■ What you will do
From the first line of the data below through the line bearing "from bokeh.resources import INLINE", reproduce each line exactly; do not include pictures.

───── Records provided ─────

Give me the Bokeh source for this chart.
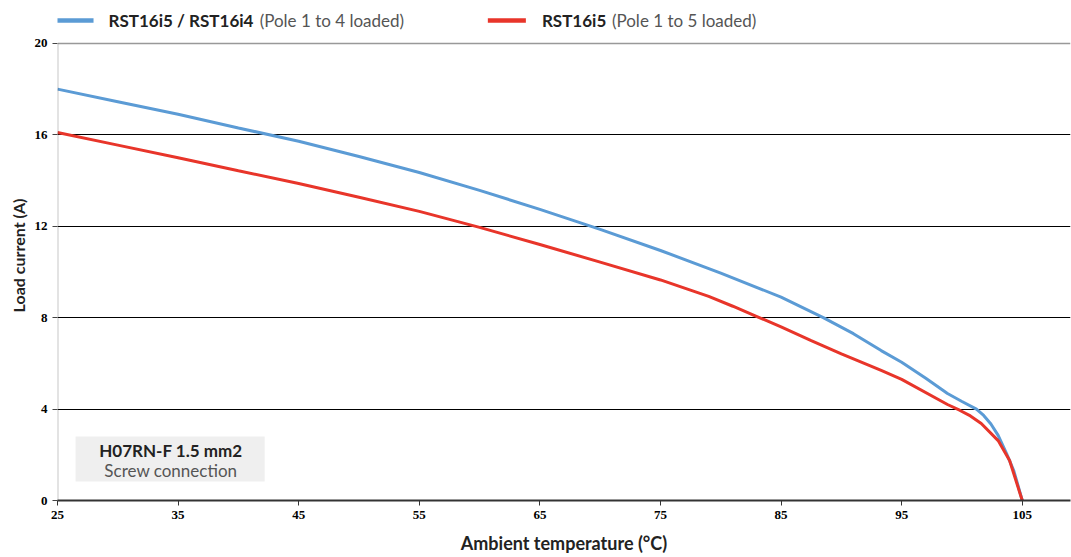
from bokeh.plotting import figure
from bokeh.models import Range1d, FixedTicker, Span, BoxAnnotation, Label
from bokeh.embed import file_html
from bokeh.resources import INLINE

blue_x = [25, 30, 35, 40, 45, 50, 55, 60, 65, 70, 75, 80, 85, 88.5, 91, 93.3, 95, 97, 98.8, 100, 101.2, 101.8, 102.4, 103, 103.7, 104.3, 105]
blue_y = [18.0, 17.45, 16.9, 16.3, 15.72, 15.05, 14.35, 13.57, 12.74, 11.86, 10.94, 9.95, 8.9, 8.0, 7.3, 6.56, 6.05, 5.35, 4.68, 4.33, 4.0, 3.72, 3.35, 2.85, 2.05, 1.3, 0]
red_x = [25, 30, 35, 40, 45, 50, 55, 60, 65, 70, 75, 79, 81, 83, 85, 87.5, 90, 93.3, 95, 98.8, 99.8, 100.7, 101.6, 103.0, 103.95, 105]
red_y = [16.1, 15.55, 15.0, 14.43, 13.87, 13.27, 12.65, 11.95, 11.2, 10.43, 9.65, 8.93, 8.5, 8.05, 7.6, 7.0, 6.42, 5.69, 5.3, 4.2, 3.95, 3.7, 3.37, 2.62, 1.75, 0]
x_ticks = [25, 35, 45, 55, 65, 75, 85, 95, 105]
y_ticks = [0, 4, 8, 12, 16, 20]
grid_ticks = [4, 8, 12, 16]

BLUE = "#5b9bd5"
RED = "#e8352a"
FONT = "Lato"

p = figure(width=1071, height=557, output_backend="svg", toolbar_location=None,
           x_range=Range1d(25, 109.0), y_range=Range1d(0, 21.44),
           min_border_left=57, min_border_right=1, min_border_top=10, min_border_bottom=57)
p.outline_line_color = None
p.xgrid.grid_line_color = None
p.ygrid.ticker = FixedTicker(ticks=grid_ticks)
p.ygrid.grid_line_color = "black"
p.ygrid.grid_line_width = 1

p.add_layout(Span(location=20, dimension="width", line_color="#999999", line_width=1.5))

for ax in (p.xaxis[0], p.yaxis[0]):
    ax.major_label_text_font = "Liberation Serif"
    ax.major_label_text_font_style = "bold"
    ax.major_label_text_font_size = "13px"
    ax.major_label_text_color = "black"
    ax.minor_tick_line_color = None
    ax.major_tick_in = 0
    ax.major_tick_out = 5
    ax.axis_label_text_font = FONT
    ax.axis_label_text_font_style = "bold"
    ax.axis_label_text_color = "#222222"

p.xaxis.axis_label_text_font_size = "18px"
p.yaxis.axis_label_text_font_size = "16px"
p.xaxis.ticker = FixedTicker(ticks=x_ticks)
p.yaxis.ticker = FixedTicker(ticks=y_ticks)
p.xaxis.axis_line_color = "#333333"
p.xaxis.axis_line_width = 2
p.xaxis.major_tick_line_color = "#333333"
p.yaxis.axis_line_color = None
p.yaxis.major_tick_line_color = "#444444"
p.xaxis.axis_label = "Ambient temperature (°C)"
p.yaxis.axis_label = "Load current (A)"
p.xaxis.major_label_standoff = 5
p.yaxis.major_label_standoff = 5
p.xaxis.axis_label_standoff = 10
p.yaxis.axis_label_standoff = 4

# y axis line from 0 to 20
p.add_layout(BoxAnnotation(left=25, right=25, bottom=0, top=20, fill_alpha=0,
                           line_color="#444444", line_width=2))

p.line(blue_x, blue_y, line_color=BLUE, line_width=3)
p.line(red_x, red_y, line_color=RED, line_width=3)

# info box
p.add_layout(BoxAnnotation(left=26.5, right=42.18, bottom=0.83, top=2.8,
                           fill_color="#efefef", fill_alpha=1, line_color=None))
p.add_layout(Label(x=34.4, y=2.19, text="H07RN-F 1.5 mm2", text_font=FONT, text_font_style="bold",
                   text_font_size="17px", text_color="#222222", text_align="center", text_baseline="middle"))
p.add_layout(Label(x=34.4, y=1.31, text="Screw connection", text_font=FONT,
                   text_font_size="17px", text_color="#555555", text_align="center", text_baseline="middle"))

# legend
ly = 21.0
def xd(px):
    return 25 + (px - 57) / 12.05

p.add_layout(BoxAnnotation(left=xd(55), right=xd(93), bottom=ly - 0.1, top=ly + 0.1,
                           fill_color=BLUE, fill_alpha=1, line_color=None))
p.add_layout(BoxAnnotation(left=xd(487), right=xd(525), bottom=ly - 0.1, top=ly + 0.1,
                           fill_color=RED, fill_alpha=1, line_color=None))
p.add_layout(Label(x=xd(108), y=ly, text="RST16i5 / RST16i4", text_font=FONT, text_font_style="bold",
                   text_font_size="17px", text_color="#222222", text_baseline="middle"))
p.add_layout(Label(x=xd(259), y=ly, text="(Pole 1 to 4 loaded)", text_font=FONT,
                   text_font_size="17px", text_color="#555555", text_baseline="middle"))
p.add_layout(Label(x=xd(541), y=ly, text="RST16i5", text_font=FONT, text_font_style="bold",
                   text_font_size="17px", text_color="#222222", text_baseline="middle"))
p.add_layout(Label(x=xd(611), y=ly, text="(Pole 1 to 5 loaded)", text_font=FONT,
                   text_font_size="17px", text_color="#555555", text_baseline="middle"))

open("out.html", "w").write(file_html(p, INLINE))
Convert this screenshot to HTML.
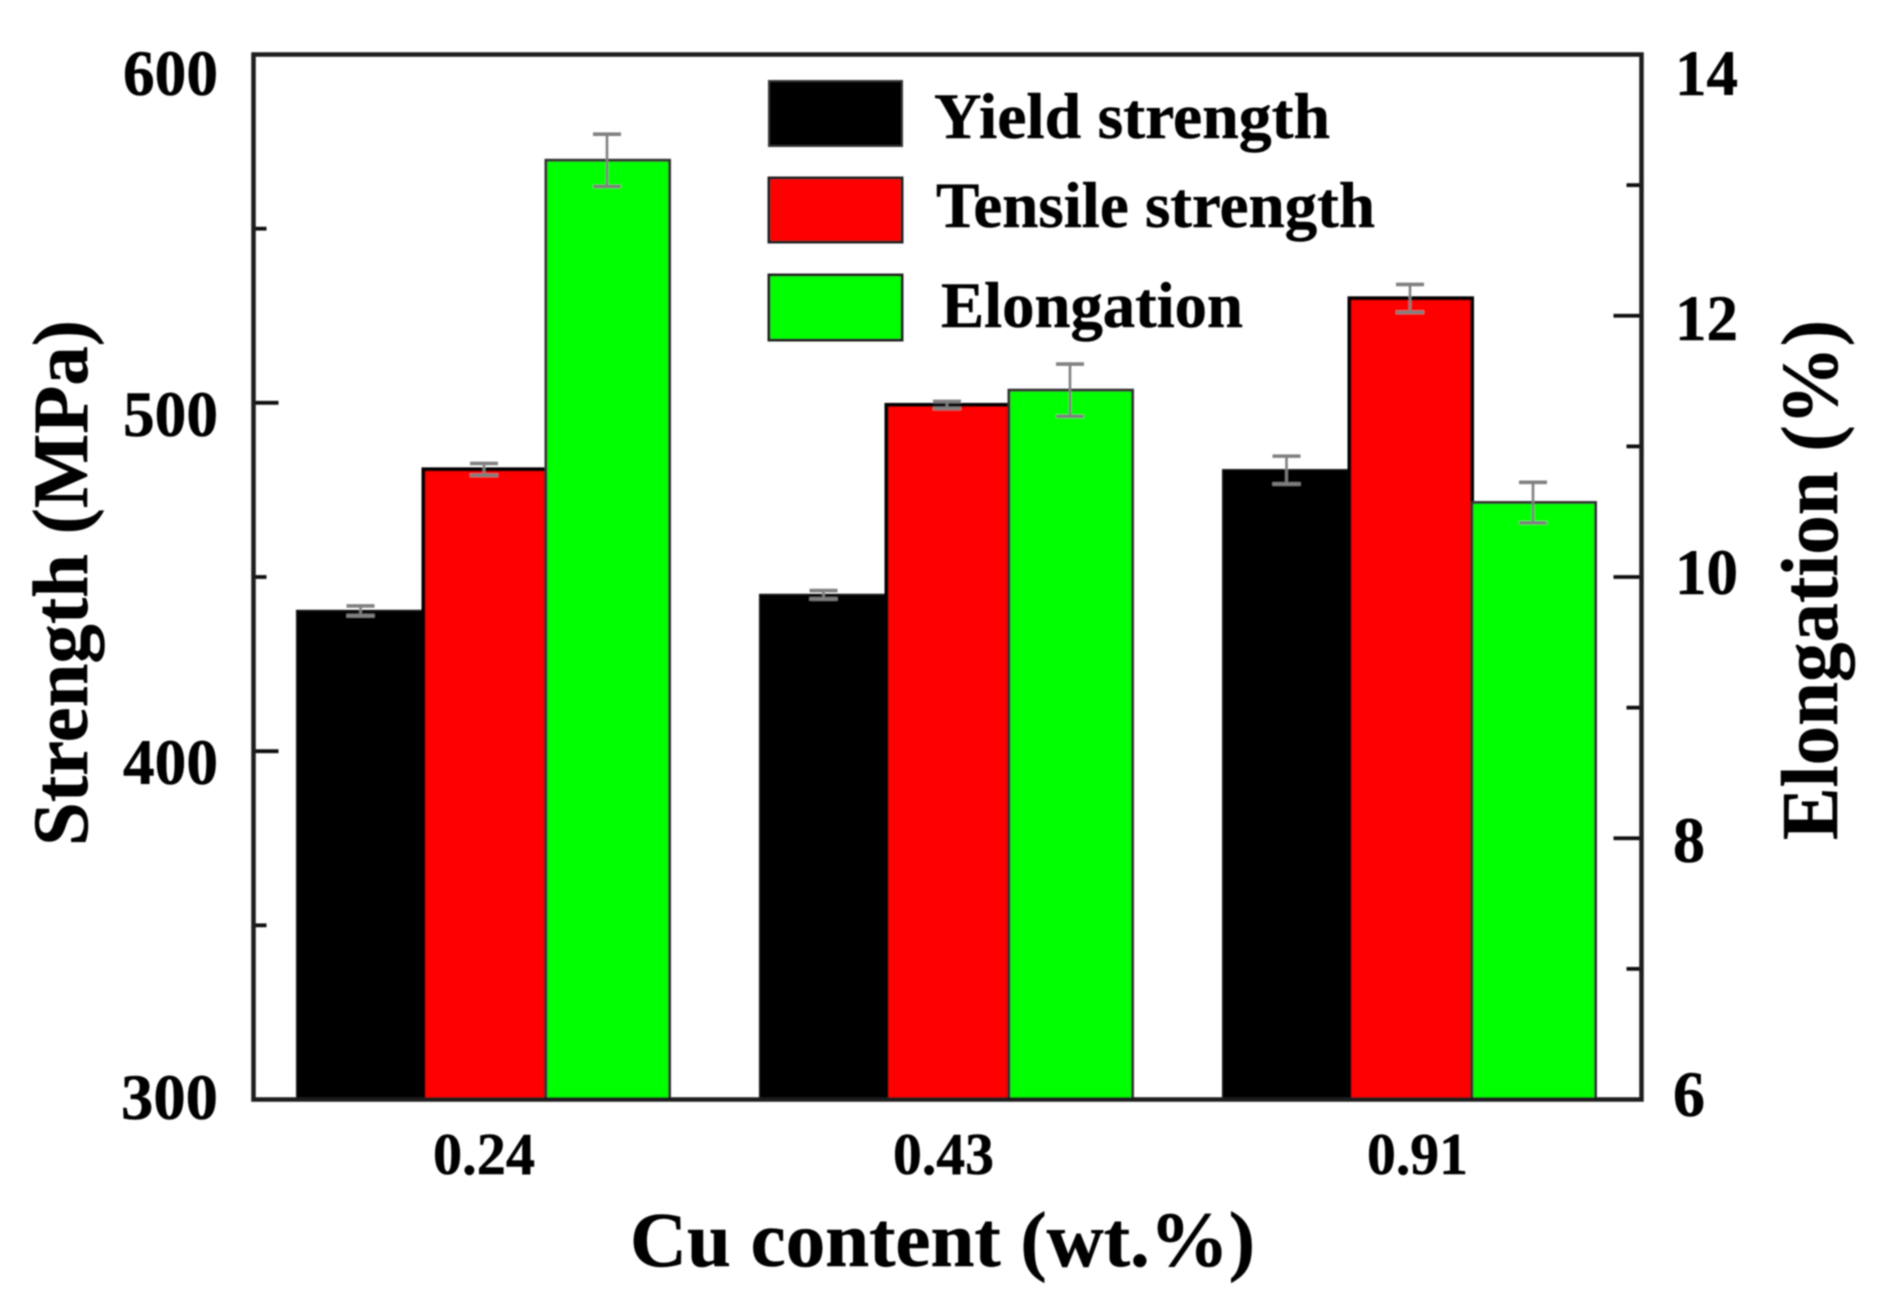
<!DOCTYPE html>
<html lang="en">
<head>
<meta charset="utf-8">
<title>Strength and elongation vs Cu content</title>
<style>
html,body{margin:0;padding:0;background:#fff;}
svg{display:block;}
text{font-family:"Liberation Serif",serif;font-weight:bold;fill:#000;stroke:#000;stroke-width:0.5px;}
.tick{font-size:65px;}
.xtick{font-size:59px;}
.title{font-size:78px;}
.title-right{font-size:80px;}
.legend{font-size:65px;}
</style>
</head>
<body>
<svg id="chart" xmlns="http://www.w3.org/2000/svg" width="1880" height="1308" viewBox="0 0 1880 1308">
  <defs>
    <filter id="soft" x="-2%" y="-2%" width="104%" height="104%"><feGaussianBlur stdDeviation="0.9"/></filter>
  </defs>
  <rect x="0" y="0" width="1880" height="1308" fill="#fff"/>
  <g id="root" filter="url(#soft)">
    <g id="bars"></g>
    <g id="errors"></g>
    <g id="ticks"></g>
    <rect x="253.5" y="54.5" width="1388" height="1045" fill="none" stroke="#1a1a1a" stroke-width="4.5"/>

    <g>
      <text class="tick" x="123" y="95" textLength="95" lengthAdjust="spacingAndGlyphs">600</text>
      <text class="tick" x="123" y="436" textLength="95" lengthAdjust="spacingAndGlyphs">500</text>
      <text class="tick" x="123" y="784" textLength="95" lengthAdjust="spacingAndGlyphs">400</text>
      <text class="tick" x="121" y="1119" textLength="97" lengthAdjust="spacingAndGlyphs">300</text>
    </g>
    <g>
      <text class="tick" x="1675" y="95" textLength="63" lengthAdjust="spacingAndGlyphs">14</text>
      <text class="tick" x="1675" y="340" textLength="63" lengthAdjust="spacingAndGlyphs">12</text>
      <text class="tick" x="1675" y="594" textLength="63" lengthAdjust="spacingAndGlyphs">10</text>
      <text class="tick" x="1673" y="862" textLength="32" lengthAdjust="spacingAndGlyphs">8</text>
      <text class="tick" x="1673" y="1116" textLength="32" lengthAdjust="spacingAndGlyphs">6</text>
    </g>
    <g>
      <text class="xtick" x="433" y="1174" textLength="102" lengthAdjust="spacingAndGlyphs">0.24</text>
      <text class="xtick" x="893" y="1174" textLength="101" lengthAdjust="spacingAndGlyphs">0.43</text>
      <text class="xtick" x="1367" y="1174" textLength="101" lengthAdjust="spacingAndGlyphs">0.91</text>
    </g>
    <text class="title" x="630" y="1266" textLength="625" lengthAdjust="spacingAndGlyphs">Cu content (wt.%)</text>
    <text class="title" transform="translate(87 846) rotate(-90)" x="0" y="0" textLength="526" lengthAdjust="spacingAndGlyphs">Strength (MPa)</text>
    <text class="title-right" transform="translate(1837 840) rotate(-90)" x="0" y="0" textLength="520" lengthAdjust="spacingAndGlyphs">Elongation (%)</text>

    <g>
      <rect x="769" y="81" width="133" height="65" fill="#000" stroke="#333" stroke-width="2"/>
      <rect x="769" y="178" width="133" height="64" fill="#f00" stroke="#222" stroke-width="3"/>
      <rect x="769" y="275" width="133" height="65" fill="#0f0" stroke="#222" stroke-width="3"/>
      <text class="legend" x="934" y="138" textLength="396" lengthAdjust="spacingAndGlyphs">Yield strength</text>
      <text class="legend" x="936" y="227" textLength="439" lengthAdjust="spacingAndGlyphs">Tensile strength</text>
      <text class="legend" x="941" y="327" textLength="302" lengthAdjust="spacingAndGlyphs">Elongation</text>
    </g>
  </g>
</svg>
<script>
var categories = ['0.24', '0.43', '0.91'];
var yieldStrength = [440.3, 444.9, 480.7];
var tensileStrength = [480.9, 499.4, 530.0];
var elongation = [13.19, 11.43, 10.57];
var yieldError = [1.4, 1.2, 4.0];
var tensileError = [1.7, 1.0, 4.0];
var elongationError = [0.2, 0.2, 0.155];
var leftMajorTicks = [300, 400, 500, 600];
var leftMinorTicks = [350, 450, 550];
var rightMajorTicks = [6, 8, 10, 12, 14];
var rightMinorTicks = [7, 9, 11, 13];

var NS = 'http://www.w3.org/2000/svg';
var PLOT = {left: 253.5, right: 1641.5, top: 54.5, bottom: 1099.5};
var GROUP = {start: 297, step: 463, black: 126.5, red: 249, end: 372.5};

function yLeft(v) { return PLOT.bottom + (v - 300) / 300 * (PLOT.top - PLOT.bottom); }
function yRight(v) { return PLOT.bottom + (v - 6) / 8 * (PLOT.top - PLOT.bottom); }
function groupX(i) { return GROUP.start + GROUP.step * i; }

function make(parent, tag, attrs) {
  var el = document.createElementNS(NS, tag);
  for (var k in attrs) el.setAttribute(k, attrs[k]);
  parent.appendChild(el);
  return el;
}

var barsG = document.getElementById('bars');
var errG = document.getElementById('errors');
var ticksG = document.getElementById('ticks');

function drawBar(x0, x1, value, scale, fill, stroke, sw, name) {
  var top = scale(value);
  var r = make(barsG, 'rect', {x: x0, y: top, width: x1 - x0, height: PLOT.bottom - top, fill: fill, stroke: stroke, 'stroke-width': sw});
  
  
}

function drawError(x, value, err, scale, halfCap, name) {
  var g = make(errG, 'g', {stroke: '#808080', fill: 'none'});
  
  
  var y0 = scale(value + err), y1 = scale(value - err);
  make(g, 'line', {x1: x, x2: x, y1: y0, y2: y1, 'stroke-width': 2.6});
  make(g, 'line', {x1: x - halfCap, x2: x + halfCap, y1: y0, y2: y0, 'stroke-width': 3.6});
  make(g, 'line', {x1: x - halfCap, x2: x + halfCap, y1: y1, y2: y1, 'stroke-width': 3.6});
}

categories.forEach(function (cat, i) {
  var g = groupX(i);
  drawBar(g, g + GROUP.black, yieldStrength[i], yLeft, '#000', '#111', 2, 'bar-yield-' + cat);
  drawBar(g + GROUP.black, g + GROUP.red, tensileStrength[i], yLeft, '#f00', '#000', 4, 'bar-tensile-' + cat);
  drawBar(g + GROUP.red, g + GROUP.end, elongation[i], yRight, '#0f0', '#333', 3, 'bar-elongation-' + cat);
});

categories.forEach(function (cat, i) {
  var g = groupX(i);
  drawError(g + 63.5, yieldStrength[i], yieldError[i], yLeft, 14, 'error-yield-' + cat);
  drawError(g + 187, tensileStrength[i], tensileError[i], yLeft, 14, 'error-tensile-' + cat);
  drawError(g + 310, elongation[i], elongationError[i], yRight, 14, 'error-elongation-' + cat);
});

function drawTick(x0, x1, y, w, name) {
  var l = make(ticksG, 'line', {x1: x0, x2: x1, y1: y, y2: y, stroke: '#111', 'stroke-width': w});
  
  
}
leftMajorTicks.forEach(function (v) {
  drawTick(PLOT.left, PLOT.left + 25, yLeft(v), 3.8, 'left-major-tick-' + v);
});
leftMinorTicks.forEach(function (v) {
  drawTick(PLOT.left, PLOT.left + 13, yLeft(v), 3.8, 'left-minor-tick-' + v);
});
rightMajorTicks.forEach(function (v) {
  drawTick(PLOT.right - 28, PLOT.right, yRight(v), 3.8, 'right-major-tick-' + v);
});
rightMinorTicks.forEach(function (v) {
  drawTick(PLOT.right - 15, PLOT.right, yRight(v), 3.8, 'right-minor-tick-' + v);
});
</script>
</body>
</html>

─────

■ Answer to this exercise
Give me the Bokeh source for this chart.
from bokeh.plotting import figure
from bokeh.models import Range1d, FixedTicker, Span, BoxAnnotation, Label
from bokeh.embed import file_html
from bokeh.resources import INLINE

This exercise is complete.